Dataset extract →
## Begin

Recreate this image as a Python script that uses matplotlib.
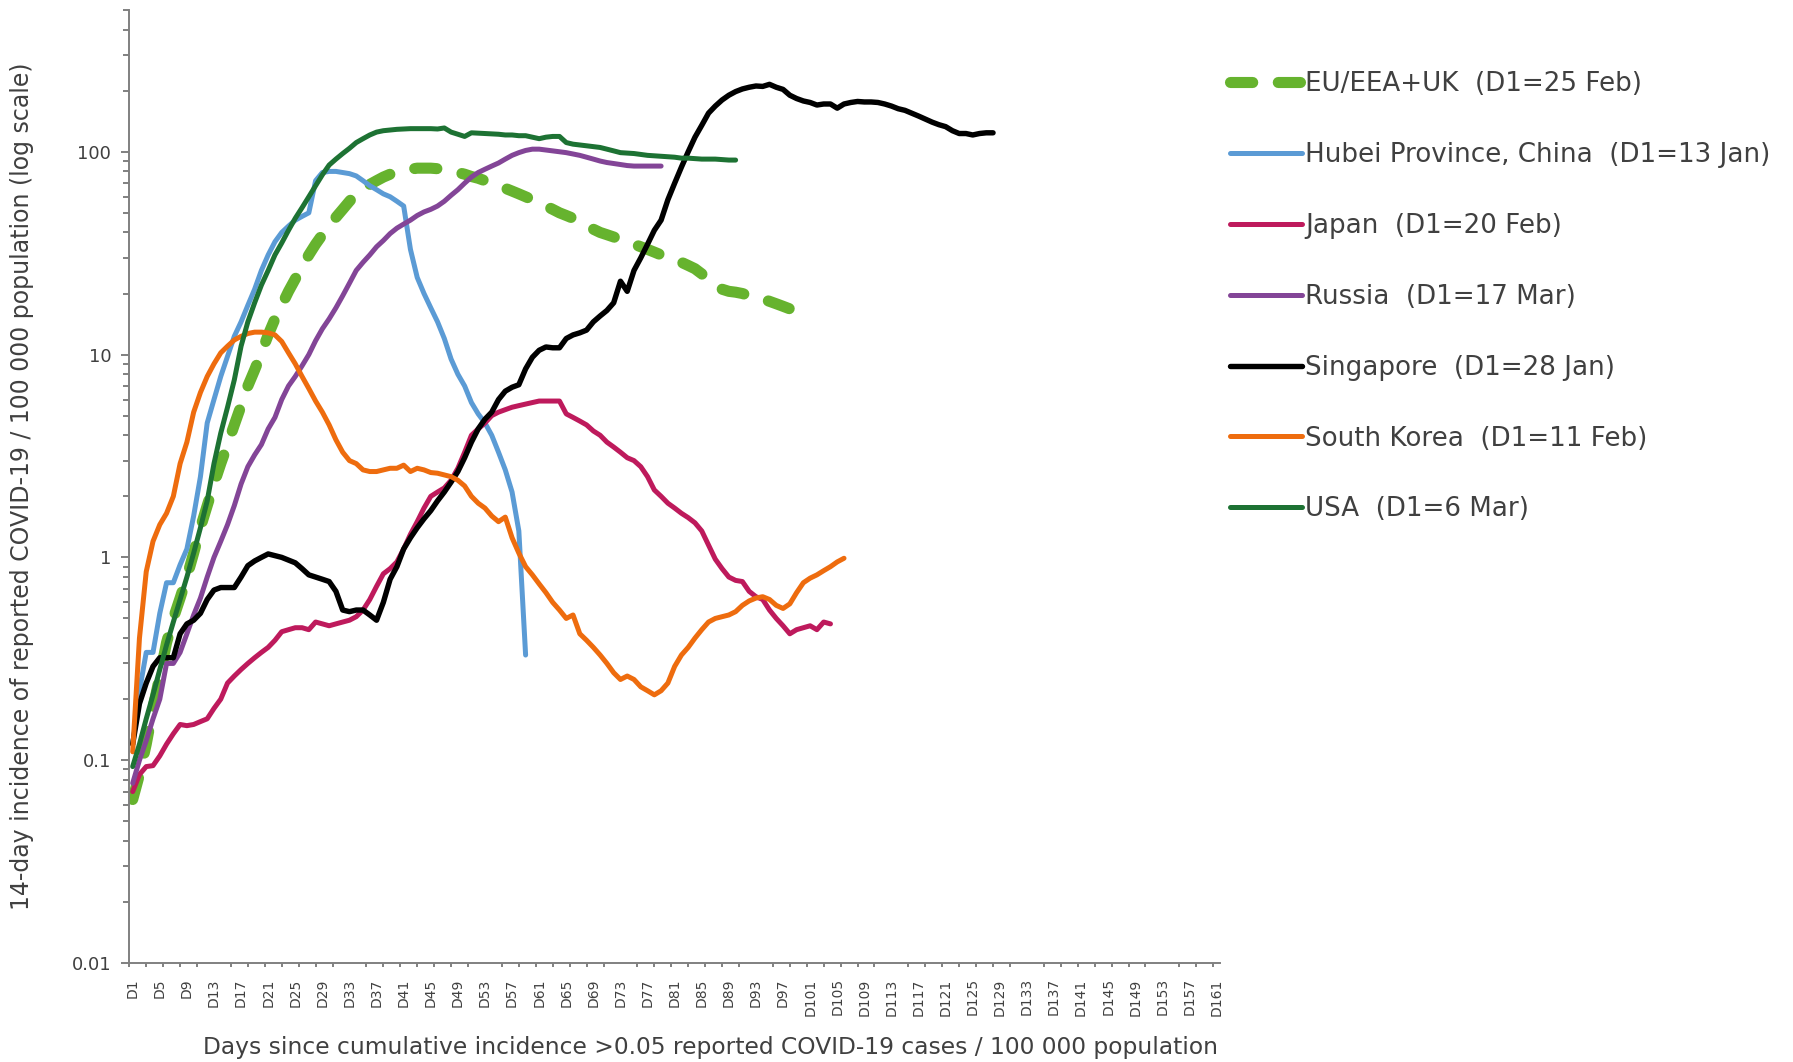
import numpy as np
import matplotlib
matplotlib.use("Agg")
import matplotlib.pyplot as plt
from matplotlib.ticker import FixedLocator, LogLocator, NullFormatter, FuncFormatter

plt.rcParams["font.family"] = ["DejaVu Sans"]

W, H, DPI = 1793, 1062, 100
TXT = "#404040"
AXC = "#808080"

# 14-day incidence per 100 000, one value per day starting at D1
eu_vals = [0.064, 0.085, 0.12, 0.18, 0.26, 0.38, 0.5, 0.63, 0.8, 1.05,
           1.4, 1.8, 2.3, 2.9, 3.6, 4.5, 5.6, 7.0, 8.4, 10.2,
           12.5, 15, 17.5, 20.5, 23.6, 27, 31, 35, 39, 43,
           47.5, 52, 57, 62, 66, 69, 72, 75, 77.5, 79.5,
           81, 82, 83, 83, 83, 82.5, 82, 80.5, 79, 77.5,
           75.5, 74, 72, 70, 68, 66, 64, 62, 60, 58,
           56, 54, 52, 50, 48.5, 47, 45, 43, 41.5, 40,
           39, 38, 37, 36, 35, 34, 33, 32, 31, 30,
           29, 28.5, 27.5, 26.5, 25, 23, 22, 21, 20.5, 20.3,
           20, 19.5, 19, 18.8, 18.3, 17.8, 17.3, 16.8, 16.3, 17]
hubei_vals = [0.12, 0.22, 0.34, 0.34, 0.53, 0.75, 0.75, 0.92, 1.1, 1.6,
              2.5, 4.6, 6.0, 7.8, 9.8, 12.3, 14.5, 17.5, 21, 26,
              31, 36, 40, 43, 46, 48, 50, 72, 79, 80,
              80, 79, 78, 76, 72, 68, 65, 62, 60, 57,
              54, 33, 24, 20, 17, 14.5, 12, 9.5, 8, 7,
              5.8, 5.1, 4.6, 4.0, 3.3, 2.7, 2.1, 1.35, 0.33]
japan_vals = [0.07, 0.085, 0.093, 0.094, 0.105, 0.12, 0.135, 0.15, 0.148, 0.15,
              0.155, 0.16, 0.18, 0.2, 0.24, 0.26, 0.28, 0.3, 0.32, 0.34,
              0.36, 0.39, 0.43, 0.44, 0.45, 0.45, 0.44, 0.48, 0.47, 0.46,
              0.47, 0.48, 0.49, 0.51, 0.55, 0.62, 0.72, 0.83, 0.88, 0.95,
              1.1, 1.3, 1.5, 1.75, 2.0, 2.1, 2.2, 2.4, 2.75, 3.3,
              4.0, 4.3, 4.6, 5.0, 5.2, 5.35, 5.5, 5.6, 5.7, 5.8,
              5.9, 5.9, 5.9, 5.9, 5.1, 4.9, 4.7, 4.5, 4.2, 4.0,
              3.7, 3.5, 3.3, 3.1, 3.0, 2.8, 2.5, 2.15, 2.0, 1.85,
              1.75, 1.65, 1.57, 1.48, 1.35, 1.15, 0.98, 0.88, 0.8, 0.77,
              0.76, 0.68, 0.64, 0.62, 0.55, 0.5, 0.46, 0.42, 0.44, 0.45,
              0.46, 0.44, 0.48, 0.47]
russia_vals = [0.077, 0.1, 0.125, 0.16, 0.2, 0.3, 0.3, 0.34, 0.42, 0.52,
               0.63, 0.8, 1.0, 1.2, 1.45, 1.8, 2.3, 2.8, 3.2, 3.6,
               4.3, 4.9, 6.0, 7.0, 7.8, 8.8, 10, 11.7, 13.4, 15,
               17, 19.5, 22.5, 26, 28.5, 31, 34, 36.5, 39.5, 42,
               44, 46, 48.5, 50.5, 52, 54, 57, 61, 65, 70,
               75, 79, 82, 85, 88, 92, 96, 99, 101.5, 103,
               103, 102, 101, 100, 99, 97.5, 96, 94, 92, 90,
               88.5, 87.5, 86.5, 85.5, 85, 85, 85, 85, 85]
singapore_vals = [0.12, 0.19, 0.24, 0.29, 0.32, 0.32, 0.32, 0.42, 0.47, 0.49,
                  0.53, 0.62, 0.69, 0.71, 0.71, 0.71, 0.8, 0.91, 0.96, 1.0,
                  1.04, 1.02, 1.0, 0.97, 0.94, 0.88, 0.82, 0.8, 0.78, 0.76,
                  0.68, 0.55, 0.54, 0.55, 0.55, 0.52, 0.49, 0.6, 0.78, 0.9,
                  1.1, 1.25, 1.4, 1.55, 1.7, 1.9, 2.1, 2.35, 2.65, 3.1,
                  3.7, 4.3, 4.8, 5.2, 6.0, 6.6, 6.9, 7.1, 8.5, 9.7,
                  10.5, 10.9, 10.8, 10.8, 12, 12.5, 12.8, 13.2, 14.5, 15.5,
                  16.5, 18, 23, 20.5, 26, 30, 35, 41, 46, 58,
                  70, 84, 100, 118, 135, 155, 168, 180, 190, 198,
                  204, 208, 211, 210, 215, 208, 203, 190, 183, 178,
                  175, 170, 172, 172, 164, 172, 175, 177, 176, 176,
                  175, 172, 168, 163, 160, 155, 150, 145, 140, 136,
                  133, 127, 123, 123, 121, 123, 124, 124]
korea_vals = [0.11, 0.4, 0.85, 1.2, 1.45, 1.65, 2.0, 2.9, 3.7, 5.2,
              6.5, 7.8, 9.0, 10.2, 11.0, 11.8, 12.3, 12.7, 12.9, 12.9,
              12.8, 12.5, 11.6, 10.2, 9.0, 7.8, 6.8, 5.9, 5.2, 4.5,
              3.8, 3.3, 3.0, 2.9, 2.7, 2.65, 2.65, 2.7, 2.75, 2.75,
              2.85, 2.65, 2.75, 2.7, 2.62, 2.6, 2.55, 2.5, 2.4, 2.25,
              2.0, 1.85, 1.75, 1.6, 1.5, 1.58, 1.25, 1.05, 0.9, 0.82,
              0.74, 0.67, 0.6, 0.55, 0.5, 0.52, 0.42, 0.39, 0.36, 0.33,
              0.3, 0.27, 0.25, 0.26, 0.25, 0.23, 0.22, 0.21, 0.22, 0.24,
              0.29, 0.33, 0.36, 0.4, 0.44, 0.48, 0.5, 0.51, 0.52, 0.54,
              0.58, 0.61, 0.63, 0.64, 0.62, 0.58, 0.56, 0.59, 0.67, 0.75,
              0.79, 0.82, 0.86, 0.9, 0.95, 0.99]
usa_vals = [0.093, 0.12, 0.16, 0.21, 0.28, 0.37, 0.48, 0.62, 0.8, 1.05,
            1.4, 1.9, 2.9, 4.1, 5.5, 7.5, 11, 14.5, 18, 22,
            26, 31, 35.5, 41, 47, 53, 60, 68, 77, 86,
            92, 98, 104, 111, 116, 121, 125, 127, 128, 129,
            129.5, 130, 130, 130, 130, 129.5, 131, 125, 122, 119,
            124, 123.5, 123, 122.5, 122, 121, 121, 120, 120, 118,
            116, 118, 119, 119, 111, 109, 108, 107, 106, 105,
            103, 101, 99, 98.5, 98, 97, 96, 95.5, 95, 94.5,
            94, 93, 93, 92.5, 92, 92, 92, 91.5, 91, 91]

series = [
    ("EU/EEA+UK  (D1=25 Feb)", eu_vals, "#66B32E"),
    ("Hubei Province, China  (D1=13 Jan)", hubei_vals, "#5B9BD5"),
    ("Japan  (D1=20 Feb)", japan_vals, "#BE1A5C"),
    ("Russia  (D1=17 Mar)", russia_vals, "#834597"),
    ("Singapore  (D1=28 Jan)", singapore_vals, "#000000"),
    ("South Korea  (D1=11 Feb)", korea_vals, "#EE6C0E"),
    ("USA  (D1=6 Mar)", usa_vals, "#1D7233"),
]

n_days = 161
day_labels = [f"D{d}" for d in range(1, n_days + 1, 4)]

fig = plt.figure(figsize=(W / DPI, H / DPI), dpi=DPI)
ax = fig.add_axes([129.3 / W, 1 - 963 / H, (1220 - 129.3) / W, (963 - 10) / H])

for i, (name, vals, col) in enumerate(series):
    days = np.arange(1, len(vals) + 1)
    if i == 0:
        ax.plot(days, vals, color=col, lw=8, ls=(0, (2.0, 2.3)),
                dash_capstyle="round", solid_joinstyle="round", label=name)
    else:
        ax.plot(days, vals, color=col, lw=3.6 if col != "#000000" else 3.9,
                solid_capstyle="round", solid_joinstyle="round", label=name)

ax.set_yscale("log")
ax.set_ylim(0.01, 500)
ax.set_xlim(0.5, 161.5)

for s in ("top", "right"):
    ax.spines[s].set_visible(False)
for s in ("left", "bottom"):
    ax.spines[s].set_color(AXC)
    ax.spines[s].set_linewidth(1.4)

ax.yaxis.set_major_locator(FixedLocator([0.01, 0.1, 1, 10, 100]))
ax.yaxis.set_major_formatter(FuncFormatter(lambda v, p: f"{v:g}"))
ax.yaxis.set_minor_locator(LogLocator(base=10, subs=np.arange(2, 10)))
ax.yaxis.set_minor_formatter(NullFormatter())
ax.tick_params(axis="y", which="major", length=6, width=1.4, color=AXC,
               labelsize=13, labelcolor=TXT, pad=7)
ax.tick_params(axis="y", which="minor", length=4.5, width=1.4, color=AXC)

ax.set_xticks(np.arange(1, n_days + 1, 4))
ax.set_xticklabels(day_labels, rotation=90)
ax.set_xticks(np.arange(0.5, n_days, 2.5), minor=True)
ax.tick_params(axis="x", which="major", length=0, labelsize=10, labelcolor=TXT, pad=11)
ax.tick_params(axis="x", which="minor", length=3, width=1.4, color=AXC)

ax_h = 963 - 10
ax_w = 1220 - 129.3
ax.set_ylabel("14-day incidence of reported COVID-19 / 100 000 population (log scale)",
              fontsize=17, color=TXT)
ax.yaxis.set_label_coords(-(129.3 - 34) / ax_w, 0.5)
ax.set_xlabel("Days since cumulative incidence >0.05 reported COVID-19 cases / 100 000 population",
              fontsize=16.8, color=TXT)
ax.xaxis.set_label_coords(0.5325, -(1036 - 963) / ax_h)

fig.legend(loc="upper left", bbox_to_anchor=(1230 / W, 1 - 71 / H), frameon=False,
           fontsize=18.8, handlelength=2.75, handletextpad=0.12, labelspacing=1.72,
           borderpad=0, borderaxespad=0, labelcolor=TXT)

fig.savefig("out.png", dpi=DPI)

## End

Directive →
Reproduce only the lines from the beginning of the data through the line that contains "from matplotlib.ticker import", both included, and please drop the pictures.

Worked solution →
Recreate this image as a Python script that uses matplotlib.
import numpy as np
import matplotlib
matplotlib.use("Agg")
import matplotlib.pyplot as plt
from matplotlib.ticker import FixedLocator, LogLocator, NullFormatter, FuncFormatter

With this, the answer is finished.